— AIM —
Exclude the pictures, then copy all remaining records exactly.

== SUPPLIED ENTRIES ==

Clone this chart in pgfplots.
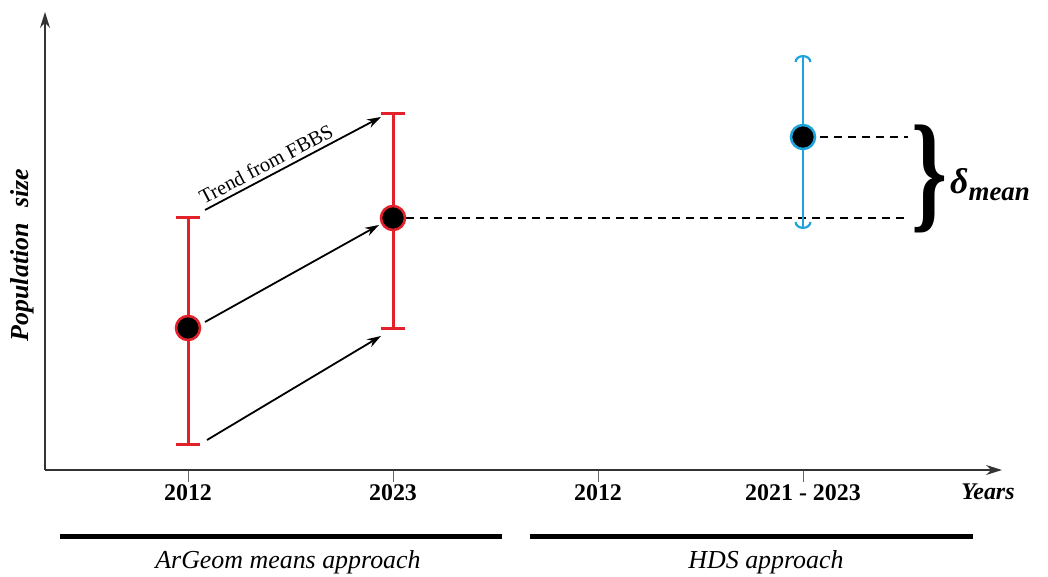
\documentclass[border=0pt]{standalone}
\usepackage{pgfplots}
\pgfplotsset{compat=1.18}
\usepackage{fontspec}
\setmainfont{Liberation Serif}
\usetikzlibrary{arrows.meta}
\definecolor{myred}{HTML}{E3212B}
\definecolor{myblue}{HTML}{1FA3DC}
\begin{document}
\begin{tikzpicture}
\begin{axis}[
  x=1bp, y=1bp,
  xmin=45, xmax=1002, ymin=107, ymax=565,
  axis lines=left,
  axis line style={line width=1.3bp, black!80, -{Stealth[length=16bp,width=10bp]}},
  clip=false,
  xtick={188,393,598,803},
  xticklabels={2012,2023,2012,2021 - 2023},
  ytick=\empty,
  tick align=outside,
  major tick length=12bp,
  tick style={line width=0.7bp, black!60},
  xticklabel style={font=\fontsize{24}{28}\selectfont\bfseries, inner sep=0pt, anchor=north, yshift=-2bp},
]
% dashed reference lines
\addplot[black, line width=1.2bp, dash pattern=on 8bp off 6bp] coordinates {(406,359) (908,359)};
\addplot[black, line width=1.2bp, dash pattern=on 8bp off 6bp] coordinates {(820,440) (908,440)};
% red intervals (2012: 131-361, 2023: 247-465)
\addplot[myred, line width=3bp, {Bar[width=24bp]}-{Bar[width=24bp]}] coordinates {(188,131) (188,361)};
\addplot[myred, line width=3bp, {Bar[width=24bp]}-{Bar[width=24bp]}] coordinates {(393,247) (393,465)};
% blue interval
\addplot[myblue, line width=2.2bp, {Arc Barb[length=7bp,width=17bp]}-{Arc Barb[length=7bp,width=17bp]}]
  coordinates {(803,348) (803,522)};
% trend arrows
\addplot[black, line width=1.8bp, -{Stealth[length=14bp,width=9bp]}] coordinates {(205,367) (381,460)};
\addplot[black, line width=1.8bp, -{Stealth[length=14bp,width=9bp]}] coordinates {(205,255) (379,352)};
\addplot[black, line width=1.8bp, -{Stealth[length=14bp,width=9bp]}] coordinates {(207,137) (381,241)};
% markers
\addplot[only marks, mark=*, mark size=12bp, mark options={fill=black, draw=myred, line width=2.6bp}]
  coordinates {(188,249) (393,359)};
\addplot[only marks, mark=*, mark size=12bp, mark options={fill=black, draw=myblue, line width=2.6bp}]
  coordinates {(803,440)};
% annotations
\node[rotate=27.7, font=\fontsize{20.5}{22}\selectfont] at (axis cs:266,413) {Trend from FBBS};
\node[inner sep=0pt] at (axis cs:930,398) {\resizebox*{36bp}{108bp}{\bfseries\}}};
\node[anchor=west, inner sep=0pt] at (axis cs:950,392) {\fontsize{36}{36}\selectfont\bfseries\itshape δ\raisebox{-7bp}{\fontsize{27}{27}\selectfont mean}};
\node[font=\fontsize{24}{28}\selectfont\bfseries\itshape] at (axis cs:988,85) {Years};
\node[rotate=90, font=\fontsize{26}{28}\selectfont\bfseries\itshape] at (axis cs:22,322) {Population\hspace{0.35em} size};
\draw[line width=5bp] (axis cs:60,40) -- (axis cs:502,40);
\draw[line width=5bp] (axis cs:530,40) -- (axis cs:973,40);
\node[font=\fontsize{26}{28}\selectfont\itshape] at (axis cs:288,15) {ArGeom means approach};
\node[font=\fontsize{26}{28}\selectfont\itshape] at (axis cs:766,15) {HDS approach};
\coordinate (bl) at (axis cs:0,0);
\coordinate (tr) at (axis cs:1048,577);
\end{axis}
\pgfresetboundingbox
\useasboundingbox (bl) rectangle (tr);
\end{tikzpicture}
\end{document}
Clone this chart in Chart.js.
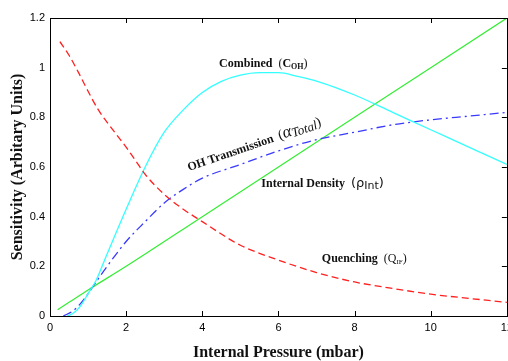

===

— COMPLETE ANSWER —
Clone this chart in pgfplots.
\documentclass[border=0pt]{standalone}
\usepackage{pgfplots}
\pgfplotsset{compat=1.18}
\usepackage{fontspec}
\setmainfont{Liberation Serif}
\usetikzlibrary{arrows.meta}
\definecolor{myred}{HTML}{E3212B}
\definecolor{myblue}{HTML}{1FA3DC}
\begin{document}
\begin{tikzpicture}
\begin{axis}[
  x=1bp, y=1bp,
  xmin=45, xmax=1002, ymin=107, ymax=565,
  axis lines=left,
  axis line style={line width=1.3bp, black!80, -{Stealth[length=16bp,width=10bp]}},
  clip=false,
  xtick={188,393,598,803},
  xticklabels={2012,2023,2012,2021 - 2023},
  ytick=\empty,
  tick align=outside,
  major tick length=12bp,
  tick style={line width=0.7bp, black!60},
  xticklabel style={font=\fontsize{24}{28}\selectfont\bfseries, inner sep=0pt, anchor=north, yshift=-2bp},
]
% dashed reference lines
\addplot[black, line width=1.2bp, dash pattern=on 8bp off 6bp] coordinates {(406,359) (908,359)};
\addplot[black, line width=1.2bp, dash pattern=on 8bp off 6bp] coordinates {(820,440) (908,440)};
% red intervals (2012: 131-361, 2023: 247-465)
\addplot[myred, line width=3bp, {Bar[width=24bp]}-{Bar[width=24bp]}] coordinates {(188,131) (188,361)};
\addplot[myred, line width=3bp, {Bar[width=24bp]}-{Bar[width=24bp]}] coordinates {(393,247) (393,465)};
% blue interval
\addplot[myblue, line width=2.2bp, {Arc Barb[length=7bp,width=17bp]}-{Arc Barb[length=7bp,width=17bp]}]
  coordinates {(803,348) (803,522)};
% trend arrows
\addplot[black, line width=1.8bp, -{Stealth[length=14bp,width=9bp]}] coordinates {(205,367) (381,460)};
\addplot[black, line width=1.8bp, -{Stealth[length=14bp,width=9bp]}] coordinates {(205,255) (379,352)};
\addplot[black, line width=1.8bp, -{Stealth[length=14bp,width=9bp]}] coordinates {(207,137) (381,241)};
% markers
\addplot[only marks, mark=*, mark size=12bp, mark options={fill=black, draw=myred, line width=2.6bp}]
  coordinates {(188,249) (393,359)};
\addplot[only marks, mark=*, mark size=12bp, mark options={fill=black, draw=myblue, line width=2.6bp}]
  coordinates {(803,440)};
% annotations
\node[rotate=27.7, font=\fontsize{20.5}{22}\selectfont] at (axis cs:266,413) {Trend from FBBS};
\node[inner sep=0pt] at (axis cs:930,398) {\resizebox*{36bp}{108bp}{\bfseries\}}};
\node[anchor=west, inner sep=0pt] at (axis cs:950,392) {\fontsize{36}{36}\selectfont\bfseries\itshape δ\raisebox{-7bp}{\fontsize{27}{27}\selectfont mean}};
\node[font=\fontsize{24}{28}\selectfont\bfseries\itshape] at (axis cs:988,85) {Years};
\node[rotate=90, font=\fontsize{26}{28}\selectfont\bfseries\itshape] at (axis cs:22,322) {Population\hspace{0.35em} size};
\draw[line width=5bp] (axis cs:60,40) -- (axis cs:502,40);
\draw[line width=5bp] (axis cs:530,40) -- (axis cs:973,40);
\node[font=\fontsize{26}{28}\selectfont\itshape] at (axis cs:288,15) {ArGeom means approach};
\node[font=\fontsize{26}{28}\selectfont\itshape] at (axis cs:766,15) {HDS approach};
\coordinate (bl) at (axis cs:0,0);
\coordinate (tr) at (axis cs:1048,577);
\end{axis}
\pgfresetboundingbox
\useasboundingbox (bl) rectangle (tr);
\end{tikzpicture}
\end{document}
Clone this chart in Chart.js.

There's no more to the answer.